A common misconception (one that I also had and repeated) is the term Dubel is a reference to doubling of ingredients of a “Singel”, a relatively scarce beer brewed in Belgian that seldom makes its way out of the monastery. In fact, there is no real connection between Singels and Dubels. The Dubel is a brown ale of a dark red to brown color that doesn’t come from roasted malts but from caramelized candi sugar (sugar derived from beets). These beers can have deep notes of plum, fig or raisin as well as chocolate or burnt caramel flavors. They may also have hints of spiciness. These are great dessert beers and pair very well with chocolate desserts. If you choose to have one with dinner they pair well with red meat stews. Chimay Red and Corsendonk Pater are two Dubels that I recommend.
Because they don’t used caramelized sugars and are brewed with Pilsner malt, Tripels are lighter in color than Dubels and look more like a pale ale. These beers are very drinkable despite being high in ABV and can lead to disastrous results when consumed without respect for their strength. They are full of lush flavors of bananas, dark fruits, hints of citrus and sometimes a slight spiciness. These are end of day, sitting around the fire sipping-beers. The have a full-bodied mouth feel that is quite fulfilling and deliver a boozy warming flush that effectively takes the edge off a cold day. My favorites in the style are Tripel Karmeliet, Chimay White and Gouden Carolus Tripel.
More Belgian Beer Facts
Beer is to Belgium as wine is to France—their culture is steeped in it.
Belgium beer dates to the First Crusades or around 1095 BCE.
Belgian Trappist Monks belong to an order of monks called the “Order of Cistercians of the Strict Observance” and follow the Rule of St. Benedict
The 48th Rule of St. Benedict says they must perform labor.
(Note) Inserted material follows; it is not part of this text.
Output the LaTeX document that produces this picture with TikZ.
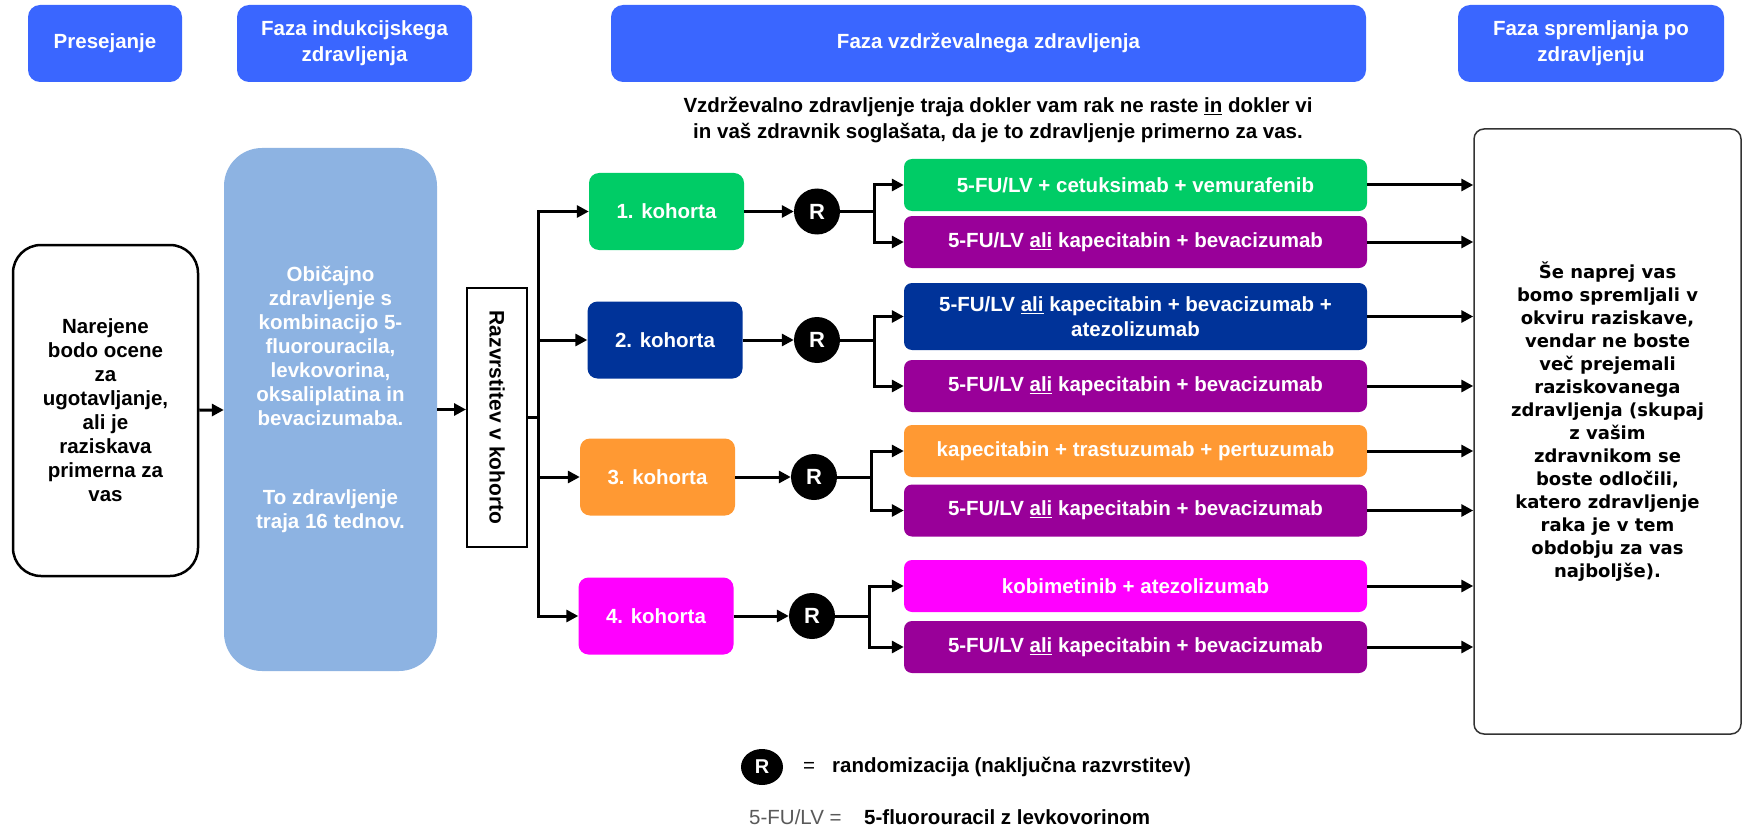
\documentclass[tikz,border=0pt]{standalone}
\usepackage{fontspec}
\setmainfont{Liberation Sans}
\newfontfamily\wideface{DejaVu Sans}
\usepackage{tikz}
\usetikzlibrary{shapes.geometric,arrows.meta,positioning,calc}

\definecolor{hdrblue}{HTML}{3A66FF}
\definecolor{indblue}{HTML}{8DB3E2}
\definecolor{cohgreen}{HTML}{00CC66}
\definecolor{cohblue}{HTML}{003399}
\definecolor{cohpurple}{HTML}{990099}
\definecolor{cohorange}{HTML}{FF9933}
\definecolor{cohmagenta}{HTML}{FF00FF}

\begin{document}
\begin{tikzpicture}[
  x=1pt, y=-1pt,
  every node/.style={font=\bfseries\fontsize{20.5}{25}\selectfont, inner sep=0pt},
  hdrbox/.style={fill=hdrblue, text=white, rounded corners=12pt, align=center, minimum height=77pt, font=\bfseries\fontsize{20.5}{26}\selectfont},
  cohbox/.style={rounded corners=10pt, text=white, minimum width=155pt, minimum height=77pt},
  trtbox/.style={rounded corners=8pt, text=white, align=center, minimum width=463pt, minimum height=52pt},
  rnd/.style={circle, fill=black, text=white, minimum size=46pt, font=\bfseries\fontsize{22}{22}\selectfont},
  arr/.style={-{Triangle[length=12pt,width=12pt]}, line width=3pt},
  ln/.style={line width=3pt}
]
\useasboundingbox (0,0) rectangle (1744,829);

\node[hdrbox, minimum width=154pt] (pres) at (105,43.5) {Presejanje};
\node[hdrbox, minimum width=235pt] (indh) at (354.5,43.5) {Faza indukcijskega\\zdravljenja};
\node[hdrbox, minimum width=755pt] (vzdh) at (988.5,43.5) {Faza vzdrževalnega zdravljenja};
\node[hdrbox, minimum width=266pt] (sprh) at (1591,43.5) {Faza spremljanja po\\zdravljenju};

\node[align=center, font=\bfseries\fontsize{20.5}{26}\selectfont] (note) at (998,120)
  {Vzdrževalno zdravljenje traja dokler vam rak ne raste \underline{in} dokler vi\\in vaš zdravnik soglašata, da je to zdravljenje primerno za vas.};

\node[draw, line width=2.5pt, rounded corners=28pt, minimum width=185pt, minimum height=331pt, align=center, font=\bfseries\fontsize{20.5}{24}\selectfont] (scr) at (105.5,410.5)
  {Narejene\\bodo ocene\\za\\ugotavljanje,\\ali je\\raziskava\\primerna za\\vas};
\node[fill=indblue, text=white, rounded corners=38pt, minimum width=213pt, minimum height=523pt, align=center, font=\bfseries\fontsize{20.5}{24}\selectfont] (ind) at (330.5,409.5)
  {Običajno\\zdravljenje s\\kombinacijo 5-\\fluorouracila,\\levkovorina,\\oksaliplatina in\\bevacizumaba.\\[55pt]To zdravljenje\\traja 16 tednov.\\\mbox{}};
\node[draw, line width=2pt, rotate=-90, minimum width=259pt, minimum height=60pt, font=\bfseries\fontsize{21}{25}\selectfont] (razv) at (497,417.5) {Razvrstitev v kohorto};
\coordinate (jn) at (538,417.5);

\node[cohbox, fill=cohgreen] (k1) at (666.5,211.5) {1. kohorta};
\node[cohbox, fill=cohblue] (k2) at (665,340) {2. kohorta};
\node[cohbox, fill=cohorange] (k3) at (657.5,477) {3. kohorta};
\node[cohbox, fill=cohmagenta] (k4) at (656,616) {4. kohorta};

\node[rnd] (r1) at (817,211.5) {R};
\node[rnd] (r2) at (817,340) {R};
\node[rnd] (r3) at (814,477) {R};
\node[rnd] (r4) at (812,616) {R};

\node[trtbox, fill=cohgreen] (ta1) at (1135.5,185) {5-FU/LV + cetuksimab + vemurafenib};
\node[trtbox, fill=cohpurple] (tb1) at (1135.5,242) {5-FU/LV \underline{ali} kapecitabin + bevacizumab};
\node[trtbox, fill=cohblue, minimum height=67pt] (ta2) at (1135.5,316.5) {5-FU/LV \underline{ali} kapecitabin + bevacizumab +\\atezolizumab};
\node[trtbox, fill=cohpurple] (tb2) at (1135.5,386) {5-FU/LV \underline{ali} kapecitabin + bevacizumab};
\node[trtbox, fill=cohorange] (ta3) at (1135.5,451) {kapecitabin + trastuzumab + pertuzumab};
\node[trtbox, fill=cohpurple] (tb3) at (1135.5,510.5) {5-FU/LV \underline{ali} kapecitabin + bevacizumab};
\node[trtbox, fill=cohmagenta] (ta4) at (1135.5,586) {kobimetinib + atezolizumab};
\node[trtbox, fill=cohpurple] (tb4) at (1135.5,647) {5-FU/LV \underline{ali} kapecitabin + bevacizumab};

\node[draw=black!80, line width=1.5pt, rounded corners=10pt, minimum width=267pt, minimum height=605pt, align=center, font=\wideface\bfseries\fontsize{18}{23}\selectfont] (fup) at (1607.5,431.5)
  {Še naprej vas\\bomo spremljali v\\okviru raziskave,\\vendar ne boste\\več prejemali\\raziskovanega\\zdravljenja (skupaj\\z vašim\\zdravnikom se\\boste odločili,\\katero zdravljenje\\raka je v tem\\obdobju za vas\\najboljše).\\\mbox{}};

\node[ellipse, fill=black, text=white, minimum width=42pt, minimum height=36pt, font=\bfseries\fontsize{20}{20}\selectfont] (lgr) at (762,767) {R};
\node[anchor=west, font=\fontsize{20.5}{25}\selectfont] (lgeq) at (803,767) {=\hspace{17pt}\textbf{randomizacija (naključna razvrstitev)}};
\node[anchor=west, font=\fontsize{20.5}{25}\selectfont, text=black!65] (lgfu) at (749,817) {5-FU/LV =};
\node[anchor=west] (lgtxt) at (864,817) {5-fluorouracil z levkovorinom};

\draw[arr] (scr) -- (ind);
\draw[arr] (ind) -- (ind -| razv.south);
\draw[ln] (razv.north) -- (jn);
\draw[arr] (jn |- k4) -- (jn |- k1) -- (k1);
\draw[arr] (jn |- k1) -- (jn |- k4) -- (k4);
\draw[arr] (jn |- k2) -- (k2);
\draw[arr] (jn |- k3) -- (k3);
\foreach \k in {1,...,4} {
  \draw[arr] (k\k) -- (r\k);
  \draw[arr] (r\k.east) -- ++(34,0) |- (ta\k);
  \draw[arr] (r\k.east) -- ++(34,0) |- (tb\k);
  \draw[arr] (ta\k) -- (ta\k -| fup.west);
  \draw[arr] (tb\k) -- (tb\k -| fup.west);
}
\end{tikzpicture}
\end{document}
To this end, Trappists abbeys make things such as cheese, bread, and clothing to sell to support themselves and their work but Trappists are most famous for their beer.
A beer is called Trappist if and only if it is made in a Trappist monk brewery
There are only eleven Trappist breweries in the world and only six are Belgian. These are: Brassiere de Rochefort, Brouwerij der Trappisten Van Westmalle, Brouwerij Westvleteren, Bierres de Chimay, Brassiere d Orval, Brouwerij der St. Benedictusabdij (aka Achel)
Abbey beers are not necessarily brewed by monks
Belgian beers derive their unique tastes from their fermentation process, yeast strains and the use of candi sugar (sugar made from beets)
You should only refer to beers brewed in Belgium as “Belgian beers”. Dubels, Tripels, etc. brewed somewhere else as referred to as “Belgian-style” beers.